● **DIRECTIONS FOR THIS TASK**
From the listing below, select every line where the word "with" appears.

● **DATA PROVIDED**

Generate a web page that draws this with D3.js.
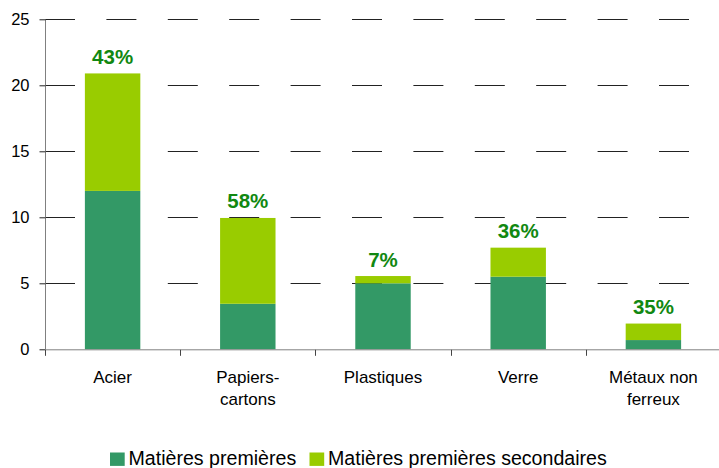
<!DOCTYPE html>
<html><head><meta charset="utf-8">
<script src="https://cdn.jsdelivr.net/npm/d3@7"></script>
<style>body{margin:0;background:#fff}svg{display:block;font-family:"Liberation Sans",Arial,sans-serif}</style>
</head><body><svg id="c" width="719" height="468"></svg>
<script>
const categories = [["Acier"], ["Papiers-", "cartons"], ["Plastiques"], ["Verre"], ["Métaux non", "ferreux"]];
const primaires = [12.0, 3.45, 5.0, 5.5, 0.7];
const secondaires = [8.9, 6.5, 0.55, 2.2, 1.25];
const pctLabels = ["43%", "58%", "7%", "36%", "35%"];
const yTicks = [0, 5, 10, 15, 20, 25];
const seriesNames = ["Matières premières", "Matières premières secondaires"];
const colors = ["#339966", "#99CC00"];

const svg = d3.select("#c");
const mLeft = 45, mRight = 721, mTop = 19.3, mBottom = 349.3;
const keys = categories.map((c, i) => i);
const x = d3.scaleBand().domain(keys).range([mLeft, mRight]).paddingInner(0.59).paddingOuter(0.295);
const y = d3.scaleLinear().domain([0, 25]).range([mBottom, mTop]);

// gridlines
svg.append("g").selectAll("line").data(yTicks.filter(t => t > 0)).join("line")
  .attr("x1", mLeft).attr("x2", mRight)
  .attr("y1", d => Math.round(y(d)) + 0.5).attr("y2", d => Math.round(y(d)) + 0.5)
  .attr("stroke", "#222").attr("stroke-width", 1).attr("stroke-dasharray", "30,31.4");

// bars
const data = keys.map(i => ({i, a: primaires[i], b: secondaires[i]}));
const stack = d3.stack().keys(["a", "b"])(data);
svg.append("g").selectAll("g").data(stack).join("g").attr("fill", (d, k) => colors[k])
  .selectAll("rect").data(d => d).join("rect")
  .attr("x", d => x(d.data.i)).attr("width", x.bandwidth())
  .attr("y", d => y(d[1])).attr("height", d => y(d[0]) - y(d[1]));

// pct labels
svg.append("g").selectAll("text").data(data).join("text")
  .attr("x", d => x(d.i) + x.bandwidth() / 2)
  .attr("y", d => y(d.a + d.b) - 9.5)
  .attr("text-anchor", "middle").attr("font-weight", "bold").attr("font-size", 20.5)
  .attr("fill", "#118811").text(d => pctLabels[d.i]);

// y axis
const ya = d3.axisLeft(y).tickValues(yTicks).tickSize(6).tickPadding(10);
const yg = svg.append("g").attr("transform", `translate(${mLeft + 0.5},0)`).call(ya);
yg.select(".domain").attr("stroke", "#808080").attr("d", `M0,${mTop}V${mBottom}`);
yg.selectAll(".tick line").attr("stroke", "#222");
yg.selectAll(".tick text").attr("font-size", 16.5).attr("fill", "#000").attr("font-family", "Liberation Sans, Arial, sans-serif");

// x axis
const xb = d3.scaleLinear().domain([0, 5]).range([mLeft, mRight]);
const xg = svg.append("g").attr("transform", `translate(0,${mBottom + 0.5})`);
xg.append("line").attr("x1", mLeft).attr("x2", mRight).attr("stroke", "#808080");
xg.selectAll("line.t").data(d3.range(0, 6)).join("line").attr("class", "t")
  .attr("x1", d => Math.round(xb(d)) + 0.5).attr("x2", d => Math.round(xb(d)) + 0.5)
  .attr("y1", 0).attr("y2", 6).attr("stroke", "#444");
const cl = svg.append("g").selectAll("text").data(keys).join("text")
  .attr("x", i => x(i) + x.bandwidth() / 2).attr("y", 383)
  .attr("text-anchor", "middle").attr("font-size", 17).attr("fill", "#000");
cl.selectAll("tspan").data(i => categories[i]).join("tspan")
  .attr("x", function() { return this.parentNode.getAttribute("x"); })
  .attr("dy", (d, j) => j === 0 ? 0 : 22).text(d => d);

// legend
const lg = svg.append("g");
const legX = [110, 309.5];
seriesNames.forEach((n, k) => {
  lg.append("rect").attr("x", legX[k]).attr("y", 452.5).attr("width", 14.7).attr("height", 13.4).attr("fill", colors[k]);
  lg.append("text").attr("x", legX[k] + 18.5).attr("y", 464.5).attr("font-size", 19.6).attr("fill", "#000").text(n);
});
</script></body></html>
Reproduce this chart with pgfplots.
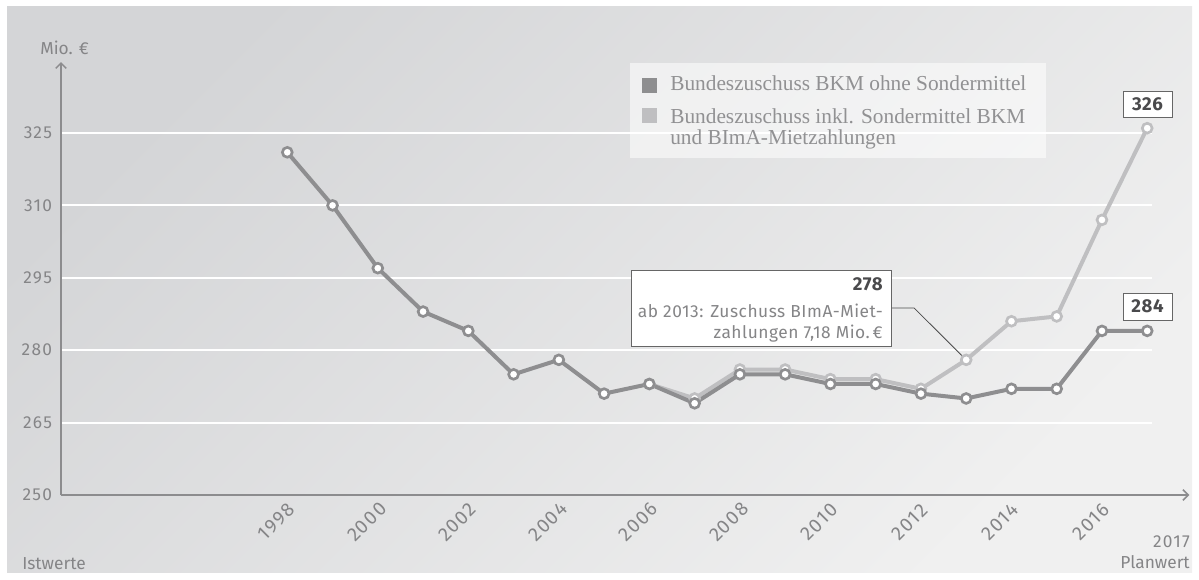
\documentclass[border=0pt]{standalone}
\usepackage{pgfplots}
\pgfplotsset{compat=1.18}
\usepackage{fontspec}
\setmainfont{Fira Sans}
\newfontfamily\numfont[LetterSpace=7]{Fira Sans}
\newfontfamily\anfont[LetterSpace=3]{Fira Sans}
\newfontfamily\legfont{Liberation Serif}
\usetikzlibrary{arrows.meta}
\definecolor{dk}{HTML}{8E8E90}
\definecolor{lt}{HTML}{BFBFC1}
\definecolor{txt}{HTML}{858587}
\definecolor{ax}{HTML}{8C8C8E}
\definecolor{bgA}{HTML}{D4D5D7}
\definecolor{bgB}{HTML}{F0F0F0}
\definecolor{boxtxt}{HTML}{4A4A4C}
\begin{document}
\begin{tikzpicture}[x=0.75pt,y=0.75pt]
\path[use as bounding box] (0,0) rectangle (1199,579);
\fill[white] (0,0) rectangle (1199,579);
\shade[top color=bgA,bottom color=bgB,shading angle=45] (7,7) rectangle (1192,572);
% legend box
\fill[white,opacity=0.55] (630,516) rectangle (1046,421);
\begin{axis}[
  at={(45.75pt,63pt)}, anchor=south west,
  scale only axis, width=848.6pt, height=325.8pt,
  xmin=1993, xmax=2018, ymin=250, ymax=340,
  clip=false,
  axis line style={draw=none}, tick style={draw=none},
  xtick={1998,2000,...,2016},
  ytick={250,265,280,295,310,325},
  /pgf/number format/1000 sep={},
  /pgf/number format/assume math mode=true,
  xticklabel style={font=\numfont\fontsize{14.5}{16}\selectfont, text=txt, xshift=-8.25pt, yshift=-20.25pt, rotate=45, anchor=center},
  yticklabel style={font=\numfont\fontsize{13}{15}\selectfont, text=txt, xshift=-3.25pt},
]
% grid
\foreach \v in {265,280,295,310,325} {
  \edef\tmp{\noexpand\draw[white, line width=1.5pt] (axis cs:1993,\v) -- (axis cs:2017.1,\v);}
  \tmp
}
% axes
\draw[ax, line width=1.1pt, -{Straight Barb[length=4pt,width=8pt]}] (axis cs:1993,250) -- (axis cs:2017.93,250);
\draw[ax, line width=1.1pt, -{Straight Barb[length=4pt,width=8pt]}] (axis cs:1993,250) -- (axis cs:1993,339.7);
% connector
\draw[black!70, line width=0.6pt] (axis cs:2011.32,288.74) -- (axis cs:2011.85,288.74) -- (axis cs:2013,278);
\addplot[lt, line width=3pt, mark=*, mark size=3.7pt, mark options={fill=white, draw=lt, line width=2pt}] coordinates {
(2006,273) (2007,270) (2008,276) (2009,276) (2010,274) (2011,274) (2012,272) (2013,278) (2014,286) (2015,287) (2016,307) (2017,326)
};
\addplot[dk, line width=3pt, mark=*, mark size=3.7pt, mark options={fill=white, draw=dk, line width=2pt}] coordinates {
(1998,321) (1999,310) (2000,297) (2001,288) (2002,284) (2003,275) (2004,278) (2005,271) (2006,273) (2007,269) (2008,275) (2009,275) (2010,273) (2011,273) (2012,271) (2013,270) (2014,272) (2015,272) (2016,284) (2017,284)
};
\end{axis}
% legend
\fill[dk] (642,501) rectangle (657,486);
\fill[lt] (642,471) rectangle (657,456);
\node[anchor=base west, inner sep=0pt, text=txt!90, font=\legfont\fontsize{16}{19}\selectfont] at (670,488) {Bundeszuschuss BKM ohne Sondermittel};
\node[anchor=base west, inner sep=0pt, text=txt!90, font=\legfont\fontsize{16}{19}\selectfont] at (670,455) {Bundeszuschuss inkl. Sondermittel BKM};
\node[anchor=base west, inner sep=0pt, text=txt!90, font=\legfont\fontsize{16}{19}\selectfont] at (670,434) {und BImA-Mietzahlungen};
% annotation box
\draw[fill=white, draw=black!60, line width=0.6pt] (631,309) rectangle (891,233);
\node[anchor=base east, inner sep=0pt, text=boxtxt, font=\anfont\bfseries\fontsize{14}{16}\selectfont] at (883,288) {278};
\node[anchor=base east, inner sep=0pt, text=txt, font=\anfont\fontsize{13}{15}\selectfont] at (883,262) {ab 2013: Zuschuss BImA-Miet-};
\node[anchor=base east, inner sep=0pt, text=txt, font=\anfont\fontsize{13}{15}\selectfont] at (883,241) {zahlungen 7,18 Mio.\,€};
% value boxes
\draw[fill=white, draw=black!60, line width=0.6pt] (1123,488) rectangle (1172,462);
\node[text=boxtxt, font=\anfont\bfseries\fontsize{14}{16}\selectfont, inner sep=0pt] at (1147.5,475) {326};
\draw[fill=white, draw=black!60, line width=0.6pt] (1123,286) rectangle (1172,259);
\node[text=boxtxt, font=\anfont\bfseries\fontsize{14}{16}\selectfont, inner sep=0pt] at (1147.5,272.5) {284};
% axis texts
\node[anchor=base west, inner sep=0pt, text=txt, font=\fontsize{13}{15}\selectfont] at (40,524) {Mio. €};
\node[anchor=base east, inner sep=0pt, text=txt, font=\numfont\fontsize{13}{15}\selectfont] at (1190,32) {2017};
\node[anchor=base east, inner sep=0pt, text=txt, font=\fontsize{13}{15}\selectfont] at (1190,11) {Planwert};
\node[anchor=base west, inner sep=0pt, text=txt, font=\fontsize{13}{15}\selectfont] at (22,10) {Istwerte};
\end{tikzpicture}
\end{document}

● **TASK ANSWER**
Generate a web page that draws this with D3.js.
Reproduce this chart with pgfplots.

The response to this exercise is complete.